Anja Hochberg of Credit Suisse said she currently expects no further rate cut this year, but data over the next few weeks could prompt her to reconsider this view.
"It depends on the indicators coming over the August period. The possibility of an interest rate cut has slightly risen. We are thinking about changing our minds but we haven't decided it yet. We will wait until the end of August before we consider changing our opinion," she said.
Hochberg said close attention will be paid to leading indicators, particularly the Belgian National Bank's economic health indicator, which leads euroland trends by around one quarter. As well as looking for signs of weakening activity in the economic data, markets will also be watching for any shift in the ECB's tone ahead of the Aug 30 meeting.
"My view is that the ECB will revise gradually down its medium term expectations on growth and inflation," said BSCH's Andres Munoz. The ECB's August monthly bulletin, to be released on Aug 9, will be studied particularly closely, economists said. The monthly bulletin often mainly echoes comments made by Duisenberg at the news conference the week before, but the August bulletin will not be preceded by a news conference and therefore is likely to contain more new analysis. In addition to a possible shift in the ECB's thinking on the growth outlook, economists will also be looking to see if the central bank is now less concerned about inflation.
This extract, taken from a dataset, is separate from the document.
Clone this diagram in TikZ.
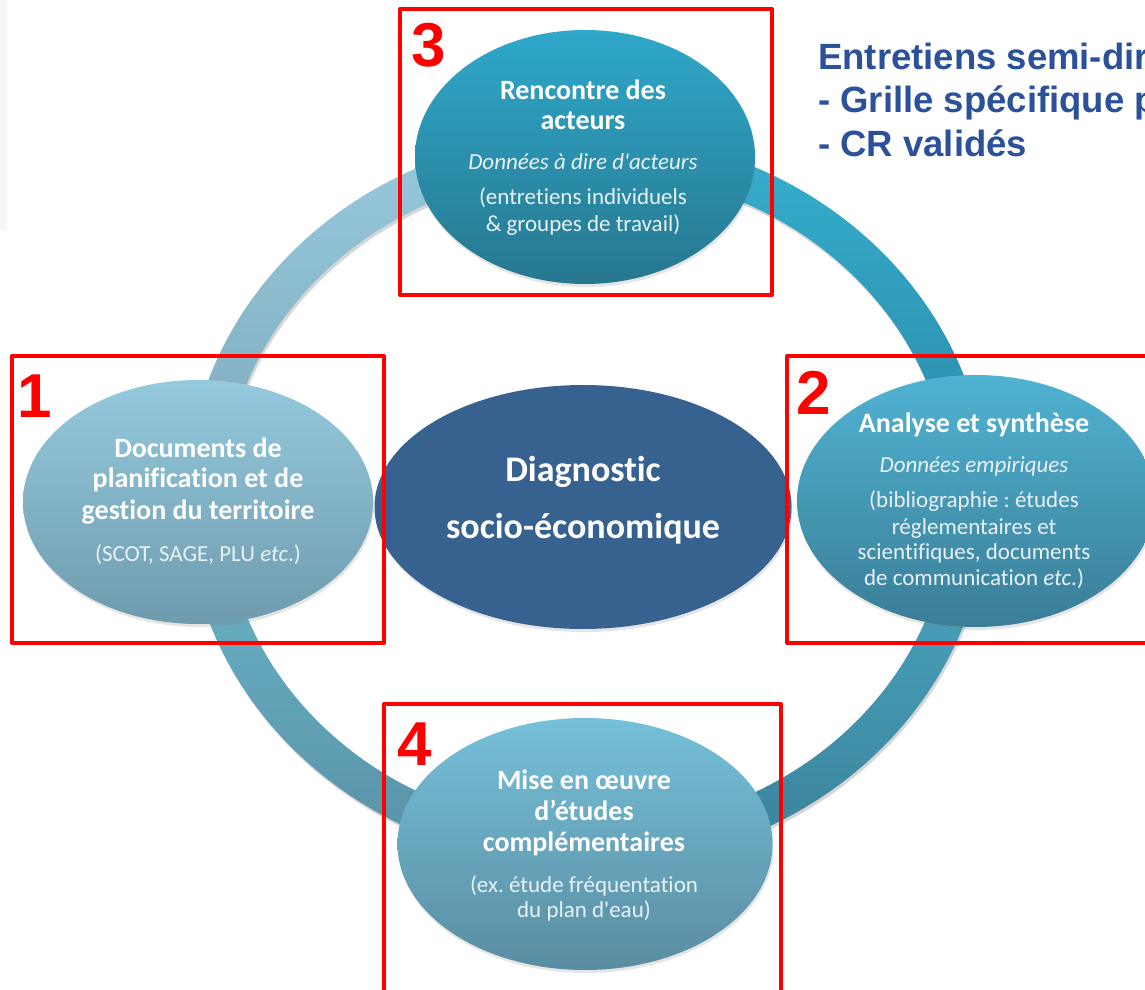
\documentclass[tikz,border=0pt]{standalone}
\usepackage{fontspec}
\newfontfamily\calib{Carlito}[Ligatures=NoCommon]
\newfontfamily\arialfont{Liberation Sans}
\usetikzlibrary{shapes.geometric,shadows}
\frenchspacing
\definecolor{eOneA}{HTML}{95C9DD}
\definecolor{eOneB}{HTML}{6F9BAE}
\definecolor{eThreeA}{HTML}{2FA8CA}
\definecolor{eThreeB}{HTML}{27778F}
\definecolor{eTwoA}{HTML}{50B3D2}
\definecolor{eTwoB}{HTML}{3A7D97}
\definecolor{eFourA}{HTML}{75C0D9}
\definecolor{eFourB}{HTML}{5A8DA2}
\definecolor{centreblue}{HTML}{37618F}
\definecolor{rTLa}{HTML}{97CADE}
\definecolor{rTLb}{HTML}{7EA8BA}
\definecolor{rTRa}{HTML}{36AFCE}
\definecolor{rTRb}{HTML}{2A88A5}
\definecolor{rBRa}{HTML}{4DAAC6}
\definecolor{rBRb}{HTML}{3A8199}
\definecolor{rBLa}{HTML}{6DB8CF}
\definecolor{rBLb}{HTML}{5890A4}
\definecolor{noteblue}{HTML}{2B519B}
\definecolor{subwhite}{HTML}{E8F2F6}
\definecolor{framered}{HTML}{FF0000}
\begin{document}
\begin{tikzpicture}[x=1pt,y=1pt,
  bubble/.style={ellipse, inner sep=0pt, draw=none,
    drop shadow={shadow xshift=1pt, shadow yshift=-3pt, opacity=0.2}},
  titleline/.style={text=white, font=\calib\bfseries\fontsize{28}{30}\selectfont, anchor=base, inner sep=0pt},
  subline/.style={text=subwhite, font=\calib\fontsize{23}{25}\selectfont, anchor=base, inner sep=0pt},
  itline/.style={text=subwhite, font=\calib\itshape\fontsize{23}{25}\selectfont, anchor=base, inner sep=0pt},
  centreline/.style={text=white, font=\calib\bfseries\fontsize{36}{39}\selectfont, anchor=base, inner sep=0pt},
  redframe/.style={draw=framered, line width=4pt, line join=round},
  numlabel/.style={text=framered, font=\arialfont\bfseries\fontsize{62}{62}\selectfont, anchor=base, inner sep=0pt},
  noteline/.style={text=noteblue, font=\arialfont\bfseries\fontsize{36.5}{40}\selectfont, anchor=base west, inner sep=0pt}
]
\useasboundingbox (0,0) rectangle (1145,989);
\clip (0,0) rectangle (1145,989);
\fill[white] (0,0) rectangle (1145,989);
\fill[black!3] (0,759) rectangle (7,989);

% ring
\begin{scope}[shift={(587,489)}]
  \draw[black, opacity=0.16, line width=37pt] (1.5,-3) ellipse[x radius=382, y radius=348];
  \shade[top color=rTLa, bottom color=rTLb]
    (0,366.5) arc[start angle=90,end angle=180,x radius=400.5,y radius=366.5]
    -- (-363.5,0) arc[start angle=180,end angle=90,x radius=363.5,y radius=329.5] -- cycle;
  \shade[top color=rTRa, bottom color=rTRb]
    (400.5,0) arc[start angle=0,end angle=90,x radius=400.5,y radius=366.5]
    -- (0,329.5) arc[start angle=90,end angle=0,x radius=363.5,y radius=329.5] -- cycle;
  \shade[top color=rBRa, bottom color=rBRb]
    (0,-366.5) arc[start angle=270,end angle=360,x radius=400.5,y radius=366.5]
    -- (363.5,0) arc[start angle=360,end angle=270,x radius=363.5,y radius=329.5] -- cycle;
  \shade[top color=rBLa, bottom color=rBLb]
    (-400.5,0) arc[start angle=180,end angle=270,x radius=400.5,y radius=366.5]
    -- (0,-329.5) arc[start angle=270,end angle=180,x radius=363.5,y radius=329.5] -- cycle;
\end{scope}

% bubbles
\node[bubble, minimum width=350pt, minimum height=244pt, top color=eOneA, bottom color=eOneB] (e1) at (198,487) {};
\node[bubble, minimum width=340pt, minimum height=254pt, top color=eThreeA, bottom color=eThreeB] (e3) at (585,832) {};
\node[bubble, minimum width=358pt, minimum height=252pt, top color=eTwoA, bottom color=eTwoB] (e2) at (976,488) {};
\node[bubble, minimum width=375pt, minimum height=252pt, top color=eFourA, bottom color=eFourB] (e4) at (585,145) {};
\node[bubble, minimum width=417pt, minimum height=244pt, fill=centreblue] (ec) at (583,482) {};

% texts bubble 1
\node[titleline] (t1a) at (198,531) {Documents de};
\node[titleline] (t1b) at (198,501) {planification et de};
\node[titleline] (t1c) at (198,469) {gestion du territoire};
\node[subline] (t1d) at (198,428) {(SCOT, SAGE, PLU \textit{etc}.)};

% texts bubble 3
\node[titleline] (t3a) at (583,889) {Rencontre des};
\node[titleline] (t3b) at (583,859) {acteurs};
\node[itline] (t3c) at (583,819) {Données à dire d'acteurs};
\node[subline] (t3d) at (583,784) {(entretiens individuels};
\node[subline] (t3e) at (583,757) {\& groupes de travail)};

% texts bubble 2
\node[titleline] (t2a) at (974,556) {Analyse et synthèse};
\node[itline] (t2b) at (974,516) {Données empiriques};
\node[subline] (t2c) at (974,481) {(bibliographie : études};
\node[subline] (t2d) at (974,455) {réglementaires et};
\node[subline] (t2e) at (974,430) {scientifiques, documents};
\node[subline] (t2f) at (974,404) {de communication \textit{etc}.)};

% texts bubble 4
\node[titleline] (t4a) at (584,200) {Mise en œuvre};
\node[titleline] (t4b) at (584,169) {d’études};
\node[titleline] (t4c) at (584,138) {complémentaires};
\node[subline] (t4d) at (584,97) {(ex. étude fréquentation};
\node[subline] (t4e) at (584,72) {du plan d'eau)};

% centre text
\node[centreline] (tca) at (583,507) {Diagnostic};
\node[centreline] (tcb) at (583,450) {socio-économique};

% red frames
\draw[redframe] (400,980) rectangle (772,694);
\draw[redframe] (12,633) rectangle (384,346);
\draw[redframe] (787,633) rectangle (1160,346);
\draw[redframe] (384,285) rectangle (781,-10);

% numbers
\node[numlabel] (n3) at (429,922) {3};
\node[numlabel] (n1) at (35,571) {1};
\node[numlabel] (n2) at (814,574) {2};
\node[numlabel] (n4) at (415,224) {4};

% note
\node[noteline] (m1) at (818,919) {Entretiens semi-dir};
\node[noteline] (m2) at (818,876) {- Grille spécifique p};
\node[noteline] (m3) at (818,832) {- CR validés};
\end{tikzpicture}
\end{document}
Euro zone inflation dropped to 3.0 pct in June from its May peak of 3.4 pct, and preliminary German and Italian data suggest that it may ease further in July.
But Duisenberg told the last news conference that the ECB's forecast that inflation will next year finally fall back below 2 pct -- the ceiling for its definition of price stability -- was based on unchanged interest rates, so there is no reason to assume that the decline in inflation towards this level will automatically trigger a cut in rates, economists said.
"My view is that the ECB will revise gradually down its medium term expectations on growth and inflation," said Andres Munoz. And two recent developments could even make the ECB more worried about inflation than it was at that time.
"OPECs decision to cut oil output as well as further reports of firms increasing prices ahead of the euro changeover highlight the dilemma the ECB could face if it cuts interest rates. Even the slightest increase in inflation in coming months -- which is possible even without a renewed price shock due to different base effects at work -- could renew inflation fears and increase long-term yields," said Ulla Kochwasser of Industrial Bank of Japan.
Certainly the ECB does not seem to be in any rush to react to the decline in inflation from its May peak. Bundesbank president Ernst Welteke said recently: "We must wait for a while (to see) if this trend in price decline is really a general one."
Welteke also said that a stronger euro would limit external inflationary pressures and "possibly open the room for manoeuvre for an interest rate cut".
Strong M3 money supply growth would normally also be seen as an indication of inflation pressures, but at the moment the ECB does not seem too concerned about the current high M3 readings.
M3 grew 6.1 pct year-on-year in June, up from a year-on-year growth rate of 5.1 pct in May, but the ECB clearly believes that underlying M3 growth is running well below the 6.1 pct headline June figure. It estimates that the inclusion of non-resident holdings of money market paper and short-term debt securities is now inflating M3 growth by around 0.75 percentage points, instead of its 0.5 point previous estimate.
If the 0.75 point distortion is subtracted from the 5.3 pct figure for average year-on-year M3 growth in the April-June period, then underlying M3 growth is very close to the 4.5 pct reference value, economists noted.